Quand Maurice Denis rencontre Verlaine
Avec Sagesse (1880), Verlaine signe, pour reprendre sa préface, « son premier acte de foi public depuis un long silence littéraire : on n’y trouvera rien, il l’espère, de contraire à cette charité que l’auteur, désormais chrétien, doit aux pécheurs dont il a jadis et presque naguère pratiqué les haïssables mœurs ». La publication par Gallimard de ce recueil de poèmes aux accents mystiques, fac-similé de l’édition de 1911 éditée par le galeriste à l’avant-garde Ambroise Vollard, est l’occasion de redécouvrir ce bijou de poésie, richement illustré par Maurice Denis. À la marge comme au centre des pages, le dessin subtil du « Nabi aux belles icônes », gravé sur bois par Jacques Beltrand, répond librement à la plume suggestive et exaltée du Prince des poètes. En plus de restituer l’intensité graphique et littéraire d’un original prisé des collectionneurs, cette belle édition est complétée par une riche étude de l’historienne de l’art Clémence Gaboriau et du professeur de littérature Jean-Nicolas Illouz, détaillant la genèse d’une œuvre picturale ayant germé dès 1889 dans l’esprit d’un Maurice Denis à peine âgé de 19 ans, ressorti bouleversé par la lecture de ces poèmes de Verlaine. Formidable porte d’entrée à la fois concrète et théorique vers la conception du livre selon les Nabis, cet ouvrage paraît judicieusement à la faveur de l’exposition « Impressions nabies » à la BnF Richelieu, qui révèle l’importance de l’illustration dans l’art de l’estampe et du livre en particulier. R. B.-R.
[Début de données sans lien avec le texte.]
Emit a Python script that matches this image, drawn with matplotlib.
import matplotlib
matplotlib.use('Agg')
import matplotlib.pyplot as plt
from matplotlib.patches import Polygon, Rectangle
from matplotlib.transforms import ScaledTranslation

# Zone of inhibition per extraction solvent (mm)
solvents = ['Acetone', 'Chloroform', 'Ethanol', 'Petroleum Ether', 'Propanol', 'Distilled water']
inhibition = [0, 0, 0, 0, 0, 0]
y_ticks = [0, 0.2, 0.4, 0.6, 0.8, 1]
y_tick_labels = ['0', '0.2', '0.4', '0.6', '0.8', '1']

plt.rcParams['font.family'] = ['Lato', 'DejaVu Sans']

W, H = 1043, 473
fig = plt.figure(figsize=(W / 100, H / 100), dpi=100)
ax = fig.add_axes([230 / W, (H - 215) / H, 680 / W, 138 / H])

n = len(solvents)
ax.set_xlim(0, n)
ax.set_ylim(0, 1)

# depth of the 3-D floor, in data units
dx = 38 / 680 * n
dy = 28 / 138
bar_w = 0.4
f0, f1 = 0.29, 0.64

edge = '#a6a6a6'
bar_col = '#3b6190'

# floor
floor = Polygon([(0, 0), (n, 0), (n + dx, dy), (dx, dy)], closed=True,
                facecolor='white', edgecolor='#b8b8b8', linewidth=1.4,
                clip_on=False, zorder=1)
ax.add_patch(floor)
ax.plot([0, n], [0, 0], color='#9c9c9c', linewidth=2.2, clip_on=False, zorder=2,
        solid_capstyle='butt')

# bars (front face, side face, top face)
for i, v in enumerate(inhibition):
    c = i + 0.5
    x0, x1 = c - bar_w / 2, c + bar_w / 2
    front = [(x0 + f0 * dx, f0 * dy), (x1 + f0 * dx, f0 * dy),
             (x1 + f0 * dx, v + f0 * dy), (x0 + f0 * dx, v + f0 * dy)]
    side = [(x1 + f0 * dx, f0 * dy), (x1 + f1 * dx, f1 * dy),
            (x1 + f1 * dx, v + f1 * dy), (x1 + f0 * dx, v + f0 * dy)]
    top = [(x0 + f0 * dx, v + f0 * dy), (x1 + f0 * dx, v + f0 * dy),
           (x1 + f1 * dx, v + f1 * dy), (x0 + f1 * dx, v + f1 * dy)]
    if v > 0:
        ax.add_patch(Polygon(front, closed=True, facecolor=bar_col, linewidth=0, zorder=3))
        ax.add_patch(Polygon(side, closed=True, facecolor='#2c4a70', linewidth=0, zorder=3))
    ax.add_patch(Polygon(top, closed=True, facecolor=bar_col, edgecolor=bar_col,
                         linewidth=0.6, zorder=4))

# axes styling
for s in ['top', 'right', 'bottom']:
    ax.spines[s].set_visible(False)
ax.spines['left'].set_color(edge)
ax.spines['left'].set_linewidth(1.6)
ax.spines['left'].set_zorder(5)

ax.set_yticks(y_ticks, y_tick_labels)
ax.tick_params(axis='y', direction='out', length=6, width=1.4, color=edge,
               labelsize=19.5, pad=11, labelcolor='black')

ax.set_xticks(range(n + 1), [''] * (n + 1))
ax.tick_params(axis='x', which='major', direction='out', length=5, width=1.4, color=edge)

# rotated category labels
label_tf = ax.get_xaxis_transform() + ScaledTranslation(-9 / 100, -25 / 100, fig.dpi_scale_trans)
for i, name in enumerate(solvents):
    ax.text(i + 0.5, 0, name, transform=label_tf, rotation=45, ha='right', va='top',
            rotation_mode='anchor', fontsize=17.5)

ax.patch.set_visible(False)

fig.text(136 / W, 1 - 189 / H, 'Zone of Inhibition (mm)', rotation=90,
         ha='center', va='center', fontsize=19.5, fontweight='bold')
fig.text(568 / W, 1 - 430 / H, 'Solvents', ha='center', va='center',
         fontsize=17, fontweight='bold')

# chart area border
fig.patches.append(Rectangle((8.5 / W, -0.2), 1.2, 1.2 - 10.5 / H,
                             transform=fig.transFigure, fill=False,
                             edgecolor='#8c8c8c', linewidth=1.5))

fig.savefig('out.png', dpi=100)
Paul Verlaine et Maurice Denis, Sagesse, suivi de L’Invention du livre nabi, par Jean-Nicolas Illouz et Clémence Gaboriau, Gallimard, 2025, 176 p., 35 €.
Hans Hartung sur le divan
Un « grand patient » : au sens médical, c’est ainsi que le psychiatre et psychanalyste Yves Sarfati présente l’immense peintre Hans Hartung (1904-1989). À travers cet ouvrage ambitieux, tant par son volume (plus de 750 pages !) que par son propos pluridisciplinaire, c’est bien en disciple de Freud que l’auteur explore le psychisme du natif de Leipzig. Cinq parties thématiques, achroniques, se succèdent, comme autant de portes d’entrée vers l’univers personnel de Hartung : la dimension physiologique du geste du peintre, la dissection de ses écrits intimes, les stigmates durables de son corps meurtri et mutilé par la guerre, ainsi que des essais biographiques constituent l’essentiel de ce livre dense et très richement illustré ; schémas anatomiques, pages de carnets, photographies, mais surtout peintures et dessins forment une trame graphique faisant écho au texte. Un livre certes exigeant, mais qui ravira particulièrement les lecteurs passionnés par la vie héroïque et l’œuvre sensible du Franco-Allemand, grâce au large spectre des réflexions de l’auteur (scientifiques, esthétiques, pathologiques, psychologiques…) et sa fine compréhension de la psyché anfractueuse de Hartung. R. B.-R.

Yves Sarfati, De l’inconscient à l’abstraction. Le cas Hartung, Les Presses du Réel, 2025, 768 p., 42 €.